Personally, I have two builds at home is exactly the type of budget build you're talking about - the difference is the cores.

Build 1:
Xeon X3470/Asus P7F7-E WS/16Gb DDR3 ($200 for all of it). 256GB SSDs (Samsung 830s x2 RAID0) ($40 each). Case - older Antec 4400 series that I've had forever. Twin GTX960s SLI ($340). Strider Gold PSU ($90). Total build cost: $710.00

Build 2:
Xeon E3-1230 ($70)/Asus H61M-E($50)/8GB DDR3($50)/256GB SSD Crucial 550 ($80)/Generic case($50)/Antec 380w PSU($40)/GTX1060($300). Total build cost: $640.

The build above though (dual Xeon E5's) would kill either one of these systems.

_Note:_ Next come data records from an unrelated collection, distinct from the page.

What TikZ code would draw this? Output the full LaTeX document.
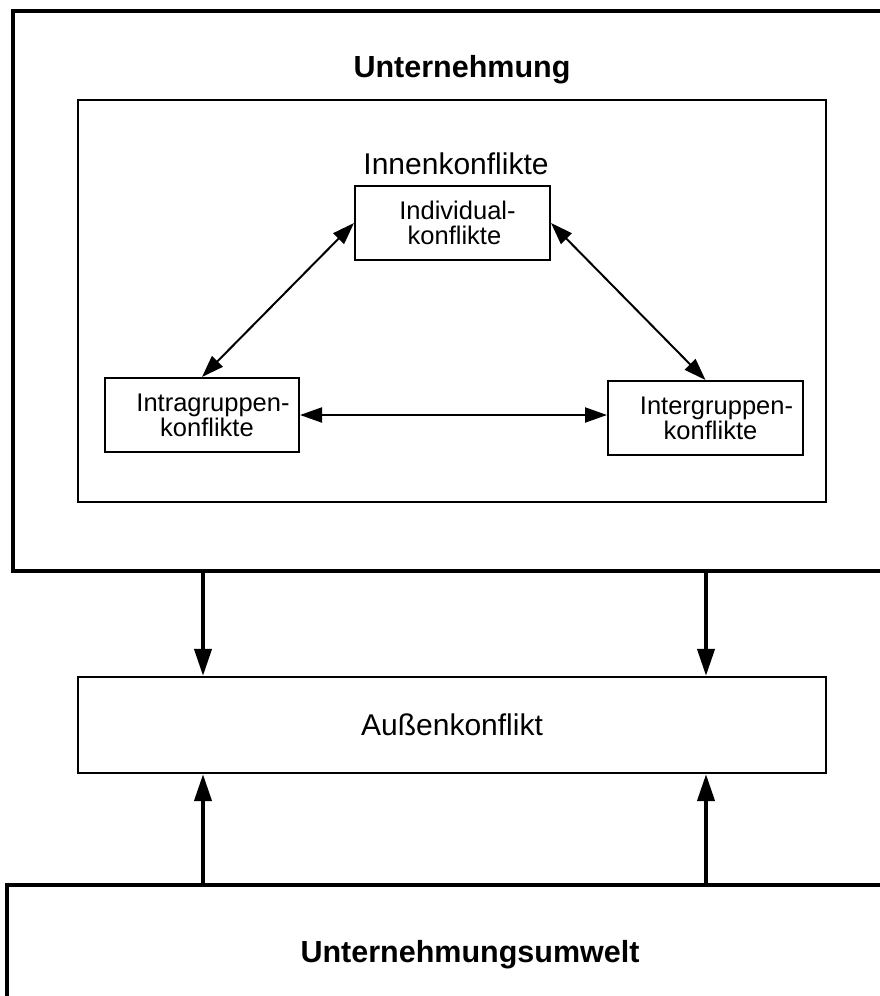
\documentclass[tikz,border=0pt]{standalone}
\usepackage{fontspec}
\setmainfont{Liberation Sans}
\usetikzlibrary{arrows.meta}

\begin{document}
\begin{tikzpicture}[x=1pt,y=-1pt,
  frame/.style={line width=4pt, line join=miter},
  panel/.style={draw, line width=2.2pt, inner sep=0pt},
  conf/.style={draw, line width=2pt, inner sep=0pt, minimum width=195pt,
    minimum height=74pt, align=center, font=\fontsize{25.5}{25}\selectfont},
  bigtext/.style={font=\fontsize{30}{36}\selectfont, inner sep=0pt},
  titletext/.style={font=\fontsize{30.5}{36}\bfseries\selectfont, inner sep=0pt},
  twoway/.style={line width=2pt,
    {Triangle[length=22pt,width=15pt]}-{Triangle[length=22pt,width=15pt]}},
  flow/.style={line width=4pt, -{Triangle[length=27pt,width=17pt]}}]

\useasboundingbox (0,0) rectangle (880,996);

% enterprise frame, open to the right
\draw[frame] (880,11) -- (13,11) -- (13,571) -- (880,571);
\node[titletext, anchor=base] (title) at (462,77) {Unternehmung};

% inner conflicts panel
\node[panel, minimum width=748pt, minimum height=402pt] (inner) at (452,301) {};
\node[bigtext, anchor=base] (innen) at (456,174) {Innenkonflikte};

\node[conf] (ind)   at (452.5,223)
  {\hspace*{10pt}Individual-\\\hspace*{4pt}konflikte};
\node[conf, minimum width=194pt] (intra) at (202,415)
  {\hspace*{22pt}Intragruppen-\\\hspace*{10pt}konflikte};
\node[conf] (inter) at (705.5,418)
  {\hspace*{22pt}Intergruppen-\\\hspace*{10pt}konflikte};

\draw[twoway] (ind.west) -- (intra.north);
\draw[twoway] (ind.east) -- (inter.north);
\draw[twoway] (intra.east) -- (intra.east -| inter.west);

% external conflict
\node[panel, minimum width=748pt, minimum height=96pt, bigtext] (aussen) at (452,725) {Außenkonflikt};

% environment frame, open to the right and bottom
\draw[frame] (880,885) -- (7,885) -- (7,996);
\node[titletext, anchor=base] (umwelt) at (470,962) {Unternehmungsumwelt};

% connections to the external conflict
\coordinate (u1) at (203,571);
\coordinate (u2) at (706,571);
\coordinate (e1) at (203,885);
\coordinate (e2) at (706,885);
\draw[flow] (u1) -- (u1 |- aussen.north);
\draw[flow] (u2) -- (u2 |- aussen.north);
\draw[flow] (e1) -- (e1 |- aussen.south);
\draw[flow] (e2) -- (e2 |- aussen.south);
\end{tikzpicture}
\end{document}
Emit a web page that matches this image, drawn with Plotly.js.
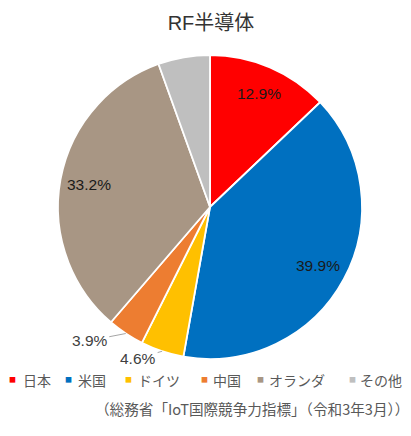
<!DOCTYPE html>
<html>
<head>
<meta charset="utf-8">
<script src="https://cdn.plot.ly/plotly-3.0.1.min.js"></script>
<style>html,body{margin:0;padding:0;background:#fff;}#chart{width:411px;height:436px;}</style>
</head>
<body>
<div id="chart"></div>
<script>
// ---- data ----
const categories = ["日本", "米国", "ドイツ", "中国", "オランダ", "その他"];
const shares = [12.9, 39.9, 4.6, 3.9, 33.2, 5.5];
const shownLabels = ["12.9%", "39.9%", "4.6%", "3.9%", "33.2%", ""];
const colors = ["#FF0000", "#0070C0", "#FFC000", "#ED7D31", "#A89684", "#BFBFBF"];

// ---- layout constants ----
const W = 411, H = 436;
const CX = 210, CY = 207, R = 152;           // pie centre / radius in px
const LABEL_MODE = ["in", "in", "out", "out", "in", "none"];
const INSIDE_FRAC = 0.81;                     // radial position of inside labels
const OUTSIDE_OFFSET = { 2: [-24, 7], 3: [-36, 7] }; // text offset (px) from slice edge
const LEGEND_Y = 380;
const LEGEND_DOT_X = [12, 68, 128, 204, 260, 352];
const LEGEND_TEXT_X = [21, 76, 136, 211, 267, 358];

const LATIN = "'Liberation Sans', Arial, 'Noto Sans CJK JP', sans-serif";
const CJK = "'Noto Sans CJK JP', 'Liberation Sans', sans-serif";

const px = x => x / W;
const py = y => 1 - y / H;

const trace = {
  type: "pie",
  labels: categories,
  values: shares,
  textinfo: "none",
  sort: false,
  direction: "clockwise",
  rotation: 0,
  showlegend: false,
  domain: { x: [px(CX - R), px(CX + R)], y: [py(CY + R), py(CY - R)] },
  marker: { colors: colors, line: { color: "#FFFFFF", width: 1.8 } },
  hoverinfo: "none"
};

// data labels placed along each slice's mid angle (computed from the data)
const total = shares.reduce((a, b) => a + b, 0);
const annotations = [];
let cum = 0;
shares.forEach((v, i) => {
  const mid = (cum + v / 2) / total * 2 * Math.PI;
  cum += v;
  const mode = LABEL_MODE[i];
  if (mode === "in") {
    annotations.push({
      text: shownLabels[i], showarrow: false,
      xref: "paper", yref: "paper",
      x: px(CX + INSIDE_FRAC * R * Math.sin(mid)),
      y: py(CY - INSIDE_FRAC * R * Math.cos(mid)),
      xanchor: "center", yanchor: "middle",
      font: { family: LATIN, size: 15.5, color: "#1A1A1A" }
    });
  } else if (mode === "out") {
    const off = OUTSIDE_OFFSET[i];
    annotations.push({
      text: shownLabels[i],
      xref: "paper", yref: "paper",
      x: px(CX + R * Math.sin(mid)),
      y: py(CY - R * Math.cos(mid)),
      showarrow: true, arrowhead: 0, arrowwidth: 1, arrowcolor: "#A6A6A6",
      standoff: 0, startstandoff: 0,
      ax: off[0], ay: off[1],
      font: { family: LATIN, size: 15.5, color: "#404040" }
    });
  }
});

// legend (small square markers + names)
categories.forEach((c, i) => {
  annotations.push({
    text: "■", showarrow: false, xref: "paper", yref: "paper",
    x: px(LEGEND_DOT_X[i]), y: py(LEGEND_Y - 1), xanchor: "center", yanchor: "middle",
    font: { family: CJK, size: 7, color: colors[i] }
  });
  annotations.push({
    text: c, showarrow: false, xref: "paper", yref: "paper",
    x: px(LEGEND_TEXT_X[i]), y: py(LEGEND_Y), xanchor: "left", yanchor: "middle",
    font: { family: CJK, size: 14, color: "#595959" }
  });
});

// source note
annotations.push({
  text: "（総務省「IoT国際競争力指標」（令和3年3月））",
  showarrow: false, xref: "paper", yref: "paper",
  x: px(411), y: py(408), xanchor: "right", yanchor: "middle",
  font: { family: CJK, size: 14.6, color: "#595959" }
});

const layout = {
  width: W,
  height: H,
  margin: { l: 0, r: 0, t: 0, b: 0 },
  paper_bgcolor: "#FFFFFF",
  showlegend: false,
  title: {
    text: "RF半導体",
    font: { family: LATIN, size: 20, color: "#333333" },
    x: px(211), xanchor: "center", xref: "paper",
    y: py(23), yanchor: "middle", yref: "container"
  },
  annotations: annotations
};

Plotly.newPlot("chart", [trace], layout, { displayModeBar: false, staticPlot: true });
</script>
</body>
</html>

------------edit-----------
BTW, it's easily possible to find motherboards for the CPU he picked (which is exactly what they used in the dual Xeon build). He just needs an X79 based motherboard. A quick search of Amazon finds them readily available, just double check for Xeon V1 BIOS support. Looking at it, the GA-X79-UP4 (Gigabyte board) supports both the V1 and V2 high end Xeons. It is a bit pricey though, but when it supports quad SLI, Xeon 8 cores, gobs of RAM, it's NOT going to be cheap.
 

Of course you can get away with UDIMMS at 8 and 16 GB, but remember OP was talking about upgrading it upwards of it maximum ram capacity. You'd need RDIMMS because the registry alleviates some burden form the memory controller. Because of this, UDIMMS severely limit the amount of RAM that'll work in your system, not to mention it will be slower.
Pros and cons are as follows:
RDIMM:
Faster speed (woosh), BUT priced accordingly
Takes less memory channels to operate because of registry, therefore allowing more memory to be installed on the server (workstation in this case), BUT it's priced accordingly.

All in all, yeah. You'd be able to get away with UDIMMS on this "budget build", but you won't be able to go far without chunking your entire investment in memory and starting with the right kind. Just saying.